To both schools of Sufism, God can not be limited, and presents this unlimited nature by having all limitations in its power, and also transcending them all. Therefore, God as male, or God as female, is absolutely wrong in the Sufi view, but God is available to the male and the female experience. So Sufism is not focused on any gender prejudice. In fact, non-Sufi agencies see Sufism as the most likely bridge to peace and understanding with the non Muslim world, because of their focus on pursuit of their own understanding of their faith and sharing it, and their practice of the doctrine of tolerance that is found in the Koran. A Sufi will not lambast a Christian for being Christian, but if he puts forth the doctrines of Christianity as the explanation for acts a Sufi views as immoral, then the Sufi will indeed question/criticise that doctrine, but without deprecating the person who practiced it. If the Sufi agrees with a doctrine, they will remain silent or offer what they feel is enriching insight from their own practices.

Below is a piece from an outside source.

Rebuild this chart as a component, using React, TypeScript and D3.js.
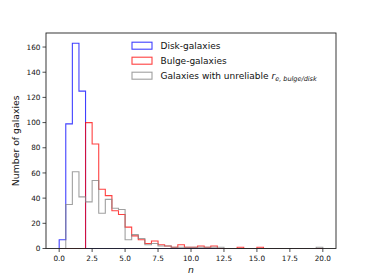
import React from 'react'
import * as d3 from 'd3'

// histogram counts, 40 bins of width 0.5 from n = 0 to n = 20
const binEdges = d3.range(0, 20.01, 0.5)
const diskCounts = [7, 99, 163, 125, 0, 0, 0, 0, 0, 0,
  0, 0, 0, 0, 0, 0, 0, 0, 0, 0,
  0, 0, 0, 0, 0, 0, 0, 0, 0, 0,
  0, 0, 0, 0, 0, 0, 0, 0, 0, 0]
const bulgeCounts = [0, 0, 0, 0, 100, 83, 47, 42, 30, 27,
  17, 10, 7, 4, 6, 3, 2, 1, 3, 1,
  1, 2, 1, 2, 0, 0, 0, 1, 0, 0,
  1, 0, 0, 0, 0, 0, 0, 0, 0, 0]
const unreliableCounts = [0, 35, 61, 41, 37, 54, 28, 39, 32, 31,
  7, 11, 8, 3, 4, 2, 2, 1, 1, 1,
  1, 1, 1, 1, 1, 0, 0, 0, 0, 0,
  0, 0, 0, 0, 0, 0, 0, 0, 0, 1]
const xTicks = [0, 2.5, 5, 7.5, 10, 12.5, 15, 17.5, 20]
const yTicks = [0, 20, 40, 60, 80, 100, 120, 140, 160]

const font = 'DejaVu Sans, sans-serif'

function stepPath(counts, x, y) {
  const pts = [[binEdges[0], 0]]
  counts.forEach((c, i) => {
    pts.push([binEdges[i], c])
    pts.push([binEdges[i + 1], c])
  })
  pts.push([binEdges[binEdges.length - 1], 0])
  return d3.line().x(d => x(d[0])).y(d => y(d[1]))(pts)
}

export default function App() {
  const width = 374
  const height = 280
  const left = 46, right = 336, top = 33, bottom = 248.5

  const x = d3.scaleLinear().domain([-1, 21]).range([left, right])
  const y = d3.scaleLinear().domain([0, 163 * 1.05]).range([bottom, top])

  const series = [
    { counts: diskCounts, color: 'blue', label: 'Disk-galaxies' },
    { counts: bulgeCounts, color: 'red', label: 'Bulge-galaxies' },
    { counts: unreliableCounts, color: 'gray', label: null },
  ]

  return (
    <svg width={width} height={height} style={{ position: 'absolute', left: 0, top: 0 }} fontFamily={font}>
      <rect width={width} height={height} fill="white" />
      {series.map((s, i) => (
        <path key={i} d={stepPath(s.counts, x, y)} fill="none" stroke={s.color}
          strokeOpacity={0.75} strokeWidth={1.1} />
      ))}
      <rect x={left} y={top} width={right - left} height={bottom - top} fill="none" stroke="#222" strokeWidth={0.9} />
      {xTicks.map(t => (
        <g key={t} transform={`translate(${x(t)},${bottom})`}>
          <line y2={3.5} stroke="#222" strokeWidth={0.8} />
          <text y={12.5} textAnchor="middle" fontSize={7.3} fill="#111">{t.toFixed(1)}</text>
        </g>
      ))}
      {yTicks.map(t => (
        <g key={t} transform={`translate(${left},${y(t)})`}>
          <line x2={-3.5} stroke="#222" strokeWidth={0.8} />
          <text x={-5.5} dy="0.35em" textAnchor="end" fontSize={7.3} fill="#111">{t}</text>
        </g>
      ))}
      <text transform={`translate(19,${(top + bottom) / 2}) rotate(-90)`} textAnchor="middle" fontSize={9.3} fill="#111">Number of galaxies</text>
      <text x={(left + right) / 2} y={273} textAnchor="middle" fontSize={9.3} fontStyle="italic" fill="#111">n</text>
      {series.map((s, i) => {
        const cy = 45.7 + i * 15
        return (
          <g key={i}>
            <rect x={132} y={cy - 3.5} width={20} height={7} fill="none" stroke={s.color} strokeOpacity={0.75} strokeWidth={1.1} />
            <text x={160.5} y={cy} dy="0.35em" fontSize={9} fill="#111">
              {s.label ?? (
                <>
                  Galaxies with unreliable <tspan fontStyle="italic">r</tspan>
                  <tspan fontStyle="italic" fontSize={6.5} dy={2.5}>e, bulge/disk</tspan>
                </>
              )}
            </text>
          </g>
        )
      })}
    </svg>
  )
}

What are some other practices that they do day to day? Prayer, wearing ritual costume, incense, pilgrimages, and they are huge on service. Outside of their personal religious rights, they offer service to humanity, and actually to all life. They are known for running public kitchens that are not restricted to Muslims, and preserving libraries and what they believe to be educational centers.
In Sufism, simple acceptance of doctrine is not seen as adequate. They believe that doctrine must be put into practice, and being able to recite prayers is not enough. You must understand the prayers. So Sufism historically, and even cross culturally, has had a big hand in preserving knowledge and science, and is why it has its complications in doctrine now. When confronted with the Indian Vedas, rather than see them as “the devils books”, they read them and considered those teachings.

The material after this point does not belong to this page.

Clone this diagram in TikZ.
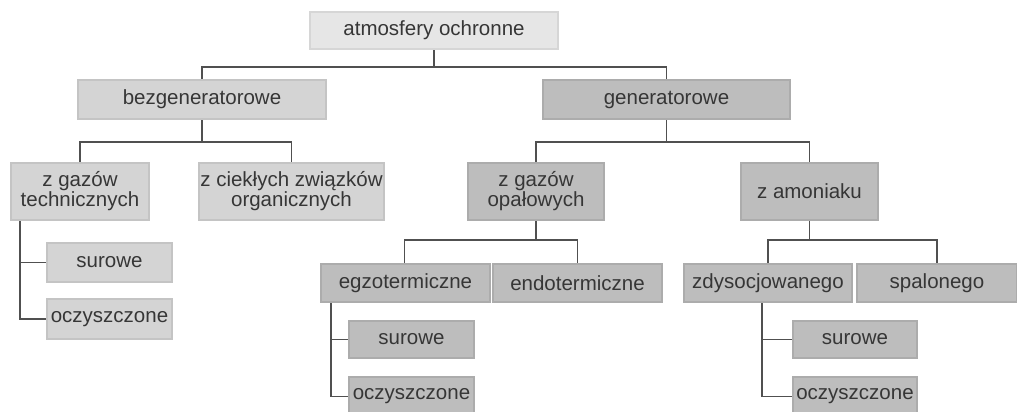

They must change a lot over the years? Yes and no. They believe their practices have the transformative power because of the truth of Islam, but they aren’t obligated to adopt an adversarial stance to other faiths. If anything the opposite. Though a faith other than Islam is incorrect, it isn’t automatically “evil”.
So yes, there was some splintering, and there is an effort for non Islamic Sufi seekers to be acknowledged by Sufi seekers. There is not seen to be an actual unity yet, but Sufis have a state they believe in similar to a Buddha state. Where though you aren’t literally identical with God, you are a living agent of God, and therefore can fully live Gods way.
I’m noticing how all beliefs have elements of truth, perhaps core truth. In my own studies and seeking, I noticed it also. I felt no attraction to any one way that would set me on that specific path, but I did feel the “attraction to God”.
If it’s not true then a lot of delusion is going on. Yes, and the cause of that would be a really strange thing to learn.
Your thoughts are welcome. Be well friends.